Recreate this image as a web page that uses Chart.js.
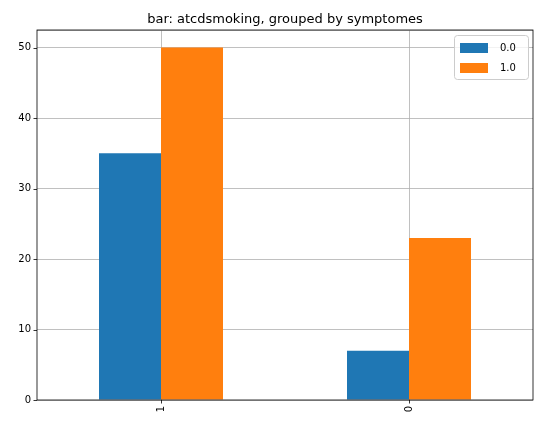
<!DOCTYPE html>
<html><head><meta charset="utf-8">
<script src="https://cdn.jsdelivr.net/npm/chart.js@4"></script>
<style>html,body{margin:0;padding:0;background:#fff}#w{width:546px;height:428px}</style>
</head><body><div id="w"><canvas id="c"></canvas></div>
<script>
const categories = ["1", "0"];
const series0 = [35, 7];
const series1 = [50, 23];
const seriesLabels = ["0.0", "1.0"];
const yTicks = [0, 10, 20, 30, 40, 50];
const titleText = "bar: atcdsmoking, grouped by symptomes";

const F = "'DejaVu Sans', sans-serif";
const deco = {
  id: 'deco',
  afterDraw(ch) {
    const ctx = ch.ctx, a = ch.chartArea;
    ctx.save();
    // frame
    ctx.strokeStyle = '#000'; ctx.lineWidth = 0.8;
    ctx.strokeRect(a.left, a.top, a.right - a.left, a.bottom - a.top);
    // ticks
    const ys = ch.scales.y, xs = ch.scales.x;
    ctx.beginPath();
    yTicks.forEach(v => { const y = Math.round(ys.getPixelForValue(v)) + 0.5; ctx.moveTo(a.left - 3.5, y); ctx.lineTo(a.left, y); });
    categories.forEach((c, i) => { const x = Math.round(xs.getPixelForValue(i)) + 0.5; ctx.moveTo(x, a.bottom); ctx.lineTo(x, a.bottom + 3.5); });
    ctx.stroke();
    // title
    ctx.fillStyle = '#000'; ctx.font = '13px ' + F; ctx.textAlign = 'center'; ctx.textBaseline = 'alphabetic';
    ctx.fillText(titleText, (a.left + a.right) / 2, a.top - 7);
    // legend
    const lw = 74, lh = 44, lx = a.right - lw - 5, ly = a.top + 5;
    ctx.fillStyle = 'rgba(255,255,255,0.8)'; ctx.strokeStyle = '#ccc'; ctx.lineWidth = 1;
    ctx.beginPath(); ctx.roundRect(lx + 0.5, ly + 0.5, lw, lh, 3); ctx.fill(); ctx.stroke();
    ch.data.datasets.forEach((d, i) => {
      const yy = ly + 8 + i * 20;
      ctx.fillStyle = d.backgroundColor; ctx.fillRect(lx + 6, yy, 28, 10);
      ctx.fillStyle = '#000'; ctx.font = '10px ' + F; ctx.textAlign = 'left'; ctx.textBaseline = 'middle';
      ctx.fillText(d.label, lx + 46, yy + 5);
    });
    ctx.restore();
  }
};
new Chart(document.getElementById('c'), {
  type: 'bar',
  data: { labels: categories, datasets: [
    { label: seriesLabels[0], data: series0, backgroundColor: '#1f77b4' },
    { label: seriesLabels[1], data: series1, backgroundColor: '#ff7f0e' }
  ]},
  options: {
    responsive: true, maintainAspectRatio: false, animation: false,
    layout: { padding: { left: 0, right: 13, top: 30, bottom: 0 } },
    datasets: { bar: { categoryPercentage: 0.5, barPercentage: 1 } },
    plugins: { legend: { display: false }, title: { display: false }, tooltip: { enabled: false } },
    scales: {
      x: { grid: { color: '#b0b0b0', lineWidth: 0.8, drawTicks: false, offset: false }, border: { display: false },
        ticks: { color: '#000', font: { family: F, size: 10 }, maxRotation: 90, minRotation: 90, padding: 6 },
        afterFit(s) { s.height = 28; } },
      y: { min: 0, max: 52.5, grid: { color: '#b0b0b0', lineWidth: 0.8, drawTicks: false }, border: { display: false },
        ticks: { color: '#000', font: { family: F, size: 10 }, stepSize: 10, padding: 6,
          callback: v => yTicks.includes(v) ? v : '' },
        afterFit(s) { s.width = 37; } }
    }
  },
  plugins: [deco]
});
</script></body></html>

-- -- --

■ **Task details**
Copy the listing in full and without alteration, omitting every picture.

■ **In response**
Recreate this image as a web page that uses Chart.js.
<!DOCTYPE html>
<html><head><meta charset="utf-8">
<script src="https://cdn.jsdelivr.net/npm/chart.js@4"></script>
<style>html,body{margin:0;padding:0;background:#fff}#w{width:546px;height:428px}</style>
</head><body><div id="w"><canvas id="c"></canvas></div>
<script>
const categories = ["1", "0"];
const series0 = [35, 7];
const series1 = [50, 23];
const seriesLabels = ["0.0", "1.0"];
const yTicks = [0, 10, 20, 30, 40, 50];
const titleText = "bar: atcdsmoking, grouped by symptomes";

const F = "'DejaVu Sans', sans-serif";
const deco = {
  id: 'deco',
  afterDraw(ch) {
    const ctx = ch.ctx, a = ch.chartArea;
    ctx.save();
    // frame
    ctx.strokeStyle = '#000'; ctx.lineWidth = 0.8;
    ctx.strokeRect(a.left, a.top, a.right - a.left, a.bottom - a.top);
    // ticks
    const ys = ch.scales.y, xs = ch.scales.x;
    ctx.beginPath();
    yTicks.forEach(v => { const y = Math.round(ys.getPixelForValue(v)) + 0.5; ctx.moveTo(a.left - 3.5, y); ctx.lineTo(a.left, y); });
    categories.forEach((c, i) => { const x = Math.round(xs.getPixelForValue(i)) + 0.5; ctx.moveTo(x, a.bottom); ctx.lineTo(x, a.bottom + 3.5); });
    ctx.stroke();
    // title
    ctx.fillStyle = '#000'; ctx.font = '13px ' + F; ctx.textAlign = 'center'; ctx.textBaseline = 'alphabetic';
    ctx.fillText(titleText, (a.left + a.right) / 2, a.top - 7);
    // legend
    const lw = 74, lh = 44, lx = a.right - lw - 5, ly = a.top + 5;
    ctx.fillStyle = 'rgba(255,255,255,0.8)'; ctx.strokeStyle = '#ccc'; ctx.lineWidth = 1;
    ctx.beginPath(); ctx.roundRect(lx + 0.5, ly + 0.5, lw, lh, 3); ctx.fill(); ctx.stroke();
    ch.data.datasets.forEach((d, i) => {
      const yy = ly + 8 + i * 20;
      ctx.fillStyle = d.backgroundColor; ctx.fillRect(lx + 6, yy, 28, 10);
      ctx.fillStyle = '#000'; ctx.font = '10px ' + F; ctx.textAlign = 'left'; ctx.textBaseline = 'middle';
      ctx.fillText(d.label, lx + 46, yy + 5);
    });
    ctx.restore();
  }
};
new Chart(document.getElementById('c'), {
  type: 'bar',
  data: { labels: categories, datasets: [
    { label: seriesLabels[0], data: series0, backgroundColor: '#1f77b4' },
    { label: seriesLabels[1], data: series1, backgroundColor: '#ff7f0e' }
  ]},
  options: {
    responsive: true, maintainAspectRatio: false, animation: false,
    layout: { padding: { left: 0, right: 13, top: 30, bottom: 0 } },
    datasets: { bar: { categoryPercentage: 0.5, barPercentage: 1 } },
    plugins: { legend: { display: false }, title: { display: false }, tooltip: { enabled: false } },
    scales: {
      x: { grid: { color: '#b0b0b0', lineWidth: 0.8, drawTicks: false, offset: false }, border: { display: false },
        ticks: { color: '#000', font: { family: F, size: 10 }, maxRotation: 90, minRotation: 90, padding: 6 },
        afterFit(s) { s.height = 28; } },
      y: { min: 0, max: 52.5, grid: { color: '#b0b0b0', lineWidth: 0.8, drawTicks: false }, border: { display: false },
        ticks: { color: '#000', font: { family: F, size: 10 }, stepSize: 10, padding: 6,
          callback: v => yTicks.includes(v) ? v : '' },
        afterFit(s) { s.width = 37; } }
    }
  },
  plugins: [deco]
});
</script></body></html>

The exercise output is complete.